(Records with drawing code)
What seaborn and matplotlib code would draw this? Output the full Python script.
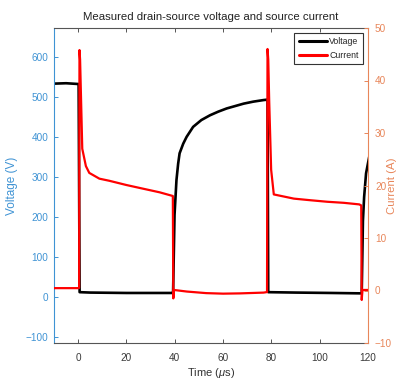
import matplotlib
matplotlib.use("Agg")
import matplotlib.pyplot as plt
import seaborn as sns
from matplotlib.lines import Line2D

# ---- data ----
voltage_t = [-10, -5, 0.2, 0.6, 5, 20, 39.0, 39.3, 39.9, 40.7, 41.4, 42.0, 43.5, 44.9,
             47.6, 51.0, 54.6, 58.0, 61.5, 65.0, 68.5, 72.5, 76.8, 78.4, 78.7, 90, 105,
             117.4, 117.9, 118.4, 119.2, 120.5]
voltage_v = [533, 534, 532, 12, 11, 10, 10, 10, 205, 292, 333, 359, 383, 400,
             425, 442, 454, 463, 471, 477, 483, 488, 492, 493, 12, 11, 10,
             9, 190, 250, 309, 350]

current_t = [-10, 0.2, 0.4, 0.55, 0.8, 1.7, 3.2, 4.6, 8.8, 12.9, 19.9, 26.8, 33.75, 39.2,
             39.4, 39.7, 45, 53, 60, 67, 76.8, 78.2, 78.4, 78.7, 79.1, 79.9, 81.0,
             89.3, 96, 103.2, 110, 116.4, 117.2, 117.4, 117.7, 120]
current_a = [0.45, 0.45, 0.5, 45.8, 44, 27, 23.7, 22.4, 21.3, 20.9, 20.1, 19.4, 18.7, 18.0,
             -1.5, 0.1, -0.2, -0.5, -0.6, -0.55, -0.4, -0.3, 46, 44, 36, 23, 18.3,
             17.5, 17.2, 16.9, 16.7, 16.4, 16.2, -1.8, 0.1, 0.1]

x_ticks = [0, 20, 40, 60, 80, 100, 120]
v_ticks = [-100, 0, 100, 200, 300, 400, 500, 600]
i_ticks = [-10, 0, 10, 20, 30, 40, 50]

title = "Measured drain-source voltage and source current"
series_names = ["Voltage", "Current"]

# ---- style ----
sns.set_theme(style="white")
plt.rcParams['font.family'] = ['Liberation Sans', 'DejaVu Sans']
plt.rcParams['mathtext.fontset'] = 'custom'
plt.rcParams['mathtext.it'] = 'Liberation Sans:italic'
plt.rcParams['mathtext.rm'] = 'Liberation Sans'

BLUE = "#3f93d4"
ORANGE = "#e8865a"
DARK = "#333333"

fig = plt.figure(figsize=(3.99, 3.83), dpi=100)
ax = fig.add_axes([54/399, 1-343/383, (368-54)/399, (343-28)/383])
ax2 = ax.twinx()

sns.lineplot(x=voltage_t, y=voltage_v, ax=ax, color="black", linewidth=1.9,
             sort=False, estimator=None)
sns.lineplot(x=current_t, y=current_a, ax=ax2, color="red", linewidth=1.6,
             sort=False, estimator=None)

ax.set_xlim(-10, 120)
ax.set_ylim(-115, 672)
ax2.set_ylim(-10, 50)
ax.set_xticks(x_ticks)
ax.set_yticks(v_ticks)
ax2.set_yticks(i_ticks)

# spines
for s in ["top", "bottom"]:
    ax.spines[s].set_color("#555555")
    ax.spines[s].set_linewidth(0.8)
ax.spines["left"].set_color(BLUE)
ax.spines["left"].set_linewidth(0.8)
ax.spines["right"].set_visible(False)
for s in ["top", "bottom", "left"]:
    ax2.spines[s].set_visible(False)
ax2.spines["right"].set_color(ORANGE)
ax2.spines["right"].set_linewidth(0.8)

ax.tick_params(axis="x", direction="in", length=3, width=0.7, top=True, bottom=True,
               colors="#555555", labelcolor="#3a3a3a", labelsize=7.2, pad=7)
ax.tick_params(axis="y", direction="in", length=3, width=0.7, left=True, right=False,
               colors=BLUE, labelcolor=BLUE, labelsize=7.2, pad=4)
ax2.tick_params(axis="y", direction="in", length=3, width=0.7, right=True, left=False,
                colors=ORANGE, labelcolor=ORANGE, labelsize=7.2, pad=5)

ax.set_xlabel("Time ($\\mu$s)", fontsize=8, color="#333333")
ax.xaxis.set_label_coords(0.5, -0.072)
ax.set_ylabel("Voltage (V)", fontsize=8.5, color=BLUE)
ax.yaxis.set_label_coords(-0.115, 0.5)
ax2.set_ylabel("Current (A)", fontsize=8.2, color=ORANGE, rotation=90)
ax2.yaxis.set_label_coords(1.06, 0.5)

ax.set_title(title, fontsize=8.2, color="#222222", pad=6)

handles = [Line2D([], [], color="black", linewidth=2.2),
           Line2D([], [], color="red", linewidth=2.2)]
leg = ax2.legend(handles, series_names, loc="upper right", fontsize=6.3,
                 frameon=True, fancybox=False, edgecolor=DARK, framealpha=1,
                 handlelength=3.2, handletextpad=0.3, borderpad=0.5,
                 labelspacing=0.55, borderaxespad=0.55)
leg.get_frame().set_linewidth(0.8)

fig.savefig("out.png", dpi=100)
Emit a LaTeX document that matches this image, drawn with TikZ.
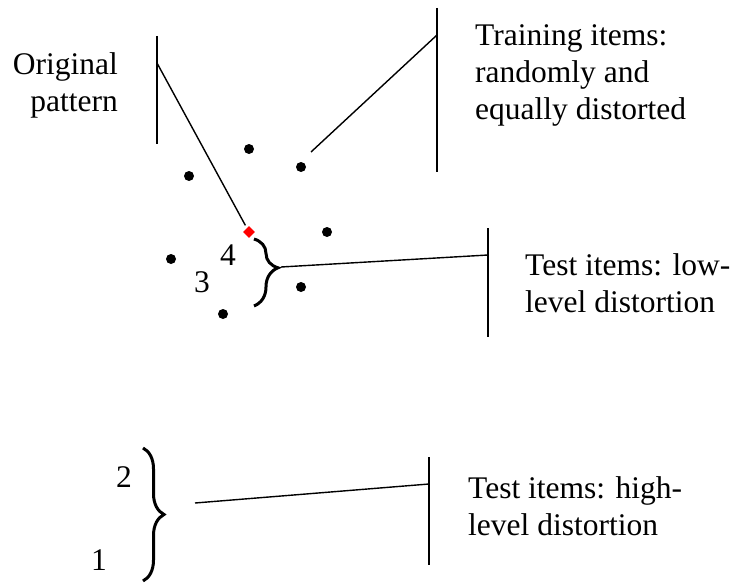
\documentclass[tikz,border=0pt]{standalone}
\usepackage{fontspec}
\setmainfont{Liberation Serif}
\usetikzlibrary{shapes.geometric,decorations.pathreplacing}
\newcommand{\labeltext}{\fontsize{31.5}{37}\selectfont}
\tikzset{
  bar/.style={draw=black,line width=1.6pt},
  leader/.style={draw=black,line width=1.4pt},
  dotitem/.style={circle,fill=black,inner sep=0pt,minimum size=10pt},
  protoitem/.style={diamond,fill=red,inner sep=0pt,minimum size=12pt},
  curly/.style={draw=black,line width=3pt,decorate,decoration={brace,amplitude=#1}},
  caption/.style={font=\labeltext,inner sep=0pt,align=left,anchor=base west},
  number/.style={font=\labeltext,inner sep=0pt}
}

\begin{document}
\begin{tikzpicture}[x=1pt,y=-1pt]
  \useasboundingbox (0,0) rectangle (733,583);

  % Label bars and the points where the leaders meet them.
  \coordinate (origtop) at (157,36);
  \coordinate (origbottom) at (157,144);
  \coordinate (origjoin) at (157,63);
  \coordinate (traintop) at (437,8);
  \coordinate (trainbottom) at (437,172);
  \coordinate (trainjoin) at (437,35);
  \coordinate (lowtop) at (488,228);
  \coordinate (lowbottom) at (488,337);
  \coordinate (lowjoin) at (488,255);
  \coordinate (hightop) at (429,457);
  \coordinate (highbottom) at (429,565);
  \coordinate (highjoin) at (429,484);
  \draw[bar] (origtop) -- (origbottom);
  \draw[bar] (traintop) -- (trainbottom);
  \draw[bar] (lowtop) -- (lowbottom);
  \draw[bar] (hightop) -- (highbottom);

  % Texts (placed by the baseline of their last line).
  \node[caption,anchor=base east,align=right] (origlabel) at (118,112) {Original\\pattern};
  \node[caption] (trainlabel) at (475,120) {Training items:\\randomly and\\equally distorted};
  \node[caption] (lowlabel) at (525,312) {Test items: low-\\level distortion};
  \node[caption] (highlabel) at (468,535) {Test items: high-\\level distortion};

  % Prototype and distorted items.
  \node[protoitem] (prototype) at (249,232) {};
  \node[dotitem] (trainA) at (249,149) {};
  \node[dotitem] (trainB) at (301,167) {};
  \node[dotitem] (trainC) at (189,176) {};
  \node[dotitem] (trainD) at (327,232) {};
  \node[dotitem] (trainE) at (171,259) {};
  \node[dotitem] (trainF) at (301,287) {};
  \node[dotitem] (trainG) at (223,314) {};
  \coordinate (trainend) at (311,152);

  % Test item numbers.
  \node[number] (itemfour) at (228,255) {4};
  \node[number] (itemthree) at (202,282) {3};
  \node[number] (itemtwo) at (124,477) {2};
  \node[number] (itemone) at (99,560) {1};

  % Braces grouping the test items.
  \draw[curly=24pt,decoration={aspect=.43}] (254,239) -- (254,306);
  \coordinate (lowtip) at (281,267);
  \draw[curly=21pt] (143,448) -- (143,581);
  \coordinate (highstart) at (195,503);

  % Leaders from items to their labels.
  \draw[leader,shorten >=3pt] (origjoin) -- (prototype);
  \draw[leader] (trainend) -- (trainjoin);
  \draw[leader] (lowtip) -- (lowjoin);
  \draw[leader] (highstart) -- (highjoin);
\end{tikzpicture}
\end{document}
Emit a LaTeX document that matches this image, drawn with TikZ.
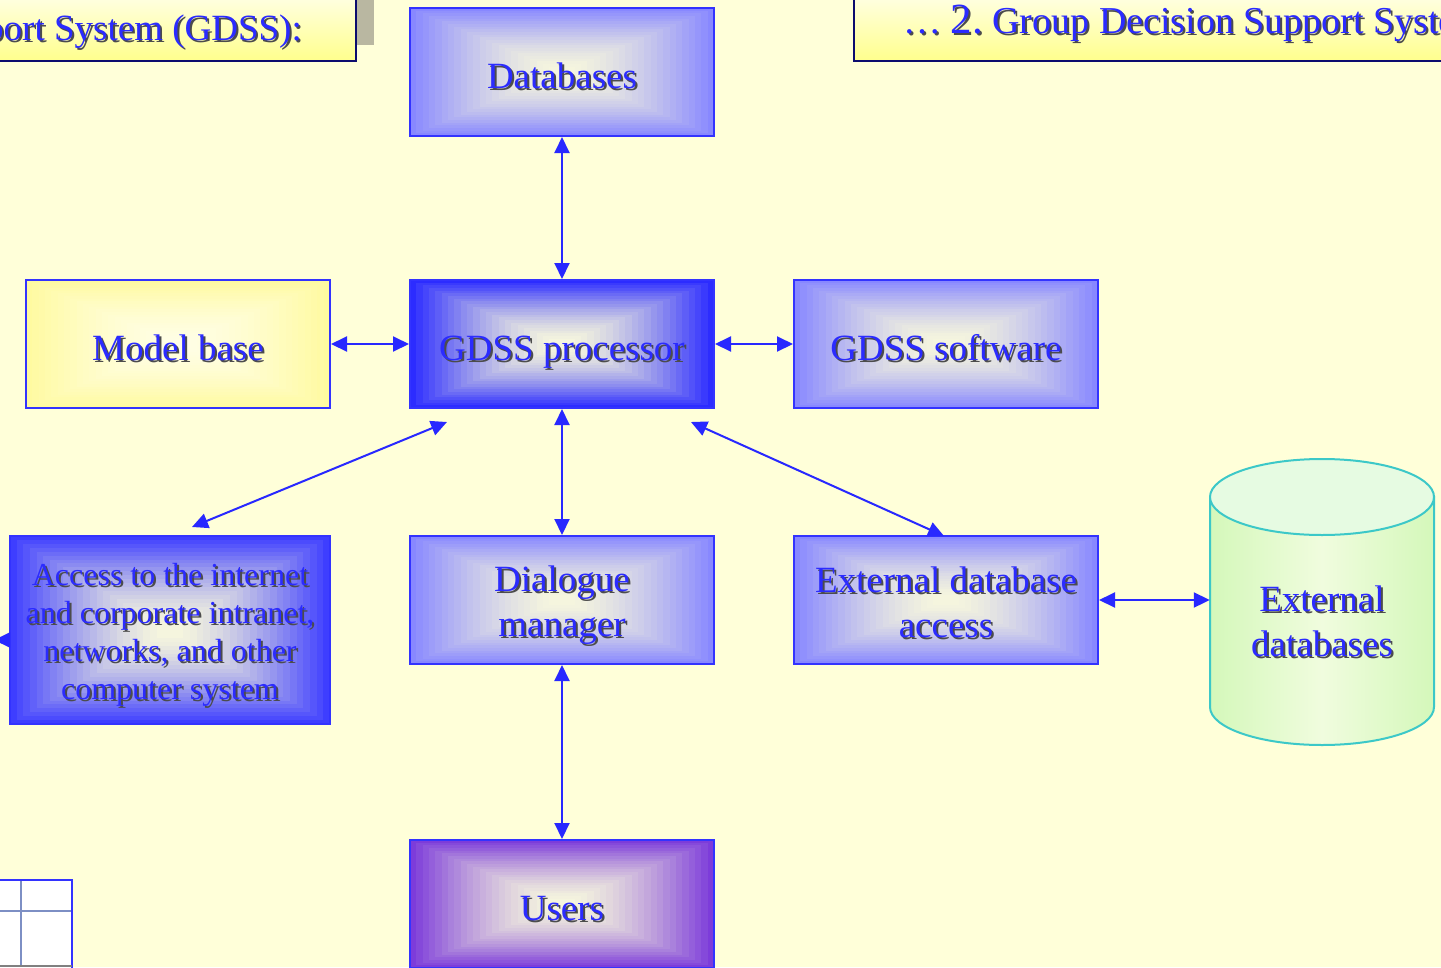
\documentclass[tikz,border=0pt]{standalone}
\usepackage{fontspec}
\setmainfont{Liberation Serif}
\usetikzlibrary{arrows.meta,calc}

\definecolor{bg}{RGB}{255,255,217}
\definecolor{txtblue}{RGB}{43,43,255}
\definecolor{edgeblue}{RGB}{51,51,255}
\definecolor{lnblue}{RGB}{40,40,255}
\definecolor{navy}{RGB}{12,12,110}
\definecolor{shadowgray}{RGB}{185,183,161}
\definecolor{cylline}{RGB}{60,200,200}
\definecolor{cylside}{RGB}{212,248,186}
\definecolor{cylmid}{RGB}{240,252,222}
\definecolor{cyltop}{RGB}{230,251,226}
\definecolor{gridline}{RGB}{125,143,196}
\definecolor{cream}{RGB}{245,245,222}
\definecolor{rimpale}{RGB}{136,136,255}
\definecolor{rimdeep}{RGB}{44,44,255}
\definecolor{rimacc}{RGB}{62,62,255}
\definecolor{rimpurple}{RGB}{125,60,218}
\definecolor{rimyellow}{RGB}{255,250,160}
\definecolor{ctryellow}{RGB}{255,254,228}

% text with a dark drop shadow
\newcommand{\shd}[1]{\leavevmode\rlap{\kern2pt\raisebox{-2pt}{\textcolor{black!70}{#1}}}#1}
% the same, lowered without changing the box it takes up
\newcommand{\shdl}[2][5pt]{\raisebox{-#1}[\height][\depth]{\shd{#2}}}

\tikzset{
  % stepped rectangular gradient: rim colour #1 fading to centre colour #2
  boxgrad/.style 2 args={path picture={
    \foreach \i in {0,...,23}{
      \pgfmathtruncatemacro\p{100*(1-\i/23)^1.5}
      \fill[#1!\p!#2]
        ($(path picture bounding box.south west)!\i/48!(path picture bounding box.north east)$)
        rectangle
        ($(path picture bounding box.north east)!\i/48!(path picture bounding box.south west)$);
    }}},
  box/.style={draw=edgeblue, line width=2pt, minimum width=304pt, minimum height=128pt,
    inner sep=0pt, text=txtblue, font=\fontsize{37}{45}\selectfont, align=center},
  oneline/.style={text height=32pt, text depth=0pt},
  pale/.style={box, boxgrad={rimpale}{cream}},
  deep/.style={box, boxgrad={rimdeep}{cream}},
  arr/.style={draw=lnblue, line width=2pt,
    {Triangle[length=16pt,width=15pt]}-{Triangle[length=16pt,width=15pt]}},
  onehead/.style={draw=lnblue, line width=2pt, -{Triangle[length=16pt,width=15pt]}},
  titletext/.style={text=txtblue, inner sep=0pt, font=\fontsize{37}{40}\selectfont},
}

\begin{document}
\begin{tikzpicture}[x=1pt,y=-1pt]
\useasboundingbox (0,0) rectangle (1441,967);
\fill[bg] (0,0) rectangle (1441,967);
\clip (0,0) rectangle (1441,967);

% title bars
\fill[shadowgray] (356,-10) rectangle (374,45);
\draw[navy, line width=2pt, top color=white!60!yellow!20, bottom color=yellow!45] (-10,-10) rectangle (356,61);
\node[titletext, anchor=base east] (titleL) at (302,40) {\shd{Support System (GDSS):}};
\draw[navy, line width=2pt, top color=white!60!yellow!20, bottom color=yellow!45] (854,-10) rectangle (1460,61);
\node[titletext, font=\fontsize{38}{40}\selectfont, anchor=base west] (titleR) at (903,33)
  {\shd{\ldots}\ {\fontsize{43}{46}\selectfont\shd{2.}}\ \shd{Group Decision Support System}};

% corner window icon
\fill[white] (-10,880) rectangle (72,977);
\draw[gridline, line width=2.5pt] (21,880) -- (21,967) (-10,911) -- (72,911);
\draw[edgeblue, line width=2pt] (-10,880) -- (72,880) -- (72,977);
\draw[gray, line width=2pt] (-10,966) -- (72,966);

% blocks
\node[pale, oneline] (db) at (562,72) {\shd{Databases}};
\node[box, oneline, boxgrad={rimyellow}{ctryellow}] (mb) at (178,344) {\shd{Model base}};
\node[deep, oneline] (proc) at (562,344) {\shd{GDSS processor}};
\node[pale, oneline] (soft) at (946,344) {\shd{GDSS software}};
\node[box, boxgrad={rimacc}{cream}, minimum width=320pt, minimum height=188pt,
  font=\fontsize{32}{38}\selectfont] (acc) at (170,630)
  {\shdl[6pt]{Access to the internet}\\\shdl[6pt]{and corporate intranet,}\\\shdl[6pt]{networks, and other}\\\shdl[6pt]{computer system}};
\node[pale] (dlg) at (562,600) {\shdl[6pt]{Dialogue}\\\shdl[6pt]{manager}};
\node[pale] (eda) at (946,600) {\shdl[3pt]{External database}\\\shdl[3pt]{access}};
\node[box, oneline, boxgrad={rimpurple}{cream}] (users) at (562,904) {\shd{Users}};

% external databases cylinder
\path[draw=cylline, line width=2pt, left color=cylside, right color=cylside, middle color=cylmid]
  (1210,497) -- (1210,707) arc[start angle=180, end angle=0, x radius=112, y radius=38]
  -- (1434,497) -- cycle;
\draw[cylline, line width=2pt, fill=cyltop] (1322,497) ellipse[x radius=112, y radius=38];
\node[inner sep=0pt, minimum width=224pt, minimum height=286pt, text=txtblue,
  font=\fontsize{37}{45}\selectfont, align=center] (extdb) at (1322,600)
  {\shdl[22pt]{External}\\\shdl[22pt]{databases}};

% connectors
\draw[arr] (db) -- (proc);
\draw[arr] (mb) -- (proc);
\draw[arr] (proc) -- (soft);
\draw[arr] (proc) -- (dlg);
\draw[arr] (dlg) -- (users);
\draw[arr] (eda.east) -- (eda.east -| extdb.west);
\coordinate (pl) at (447,422);
\coordinate (al) at (192,527);
\draw[arr] (pl) -- (al);
\coordinate (pr) at (691,422);
\coordinate (er) at (944,536);
\draw[arr] (pr) -- (er);
\coordinate (accout) at (-6,640);
\draw[onehead] (acc.west |- accout) -- (accout);
\end{tikzpicture}
\end{document}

• **Exercise description**
With the pictures left out, restate word for word every line of the data above, from the first down to the line that contains "i_ticks = [-10, 0, 10, 20, 30, 40, 50]".

• **Task solution**
What seaborn and matplotlib code would draw this? Output the full Python script.
import matplotlib
matplotlib.use("Agg")
import matplotlib.pyplot as plt
import seaborn as sns
from matplotlib.lines import Line2D

# ---- data ----
voltage_t = [-10, -5, 0.2, 0.6, 5, 20, 39.0, 39.3, 39.9, 40.7, 41.4, 42.0, 43.5, 44.9,
             47.6, 51.0, 54.6, 58.0, 61.5, 65.0, 68.5, 72.5, 76.8, 78.4, 78.7, 90, 105,
             117.4, 117.9, 118.4, 119.2, 120.5]
voltage_v = [533, 534, 532, 12, 11, 10, 10, 10, 205, 292, 333, 359, 383, 400,
             425, 442, 454, 463, 471, 477, 483, 488, 492, 493, 12, 11, 10,
             9, 190, 250, 309, 350]

current_t = [-10, 0.2, 0.4, 0.55, 0.8, 1.7, 3.2, 4.6, 8.8, 12.9, 19.9, 26.8, 33.75, 39.2,
             39.4, 39.7, 45, 53, 60, 67, 76.8, 78.2, 78.4, 78.7, 79.1, 79.9, 81.0,
             89.3, 96, 103.2, 110, 116.4, 117.2, 117.4, 117.7, 120]
current_a = [0.45, 0.45, 0.5, 45.8, 44, 27, 23.7, 22.4, 21.3, 20.9, 20.1, 19.4, 18.7, 18.0,
             -1.5, 0.1, -0.2, -0.5, -0.6, -0.55, -0.4, -0.3, 46, 44, 36, 23, 18.3,
             17.5, 17.2, 16.9, 16.7, 16.4, 16.2, -1.8, 0.1, 0.1]

x_ticks = [0, 20, 40, 60, 80, 100, 120]
v_ticks = [-100, 0, 100, 200, 300, 400, 500, 600]
i_ticks = [-10, 0, 10, 20, 30, 40, 50]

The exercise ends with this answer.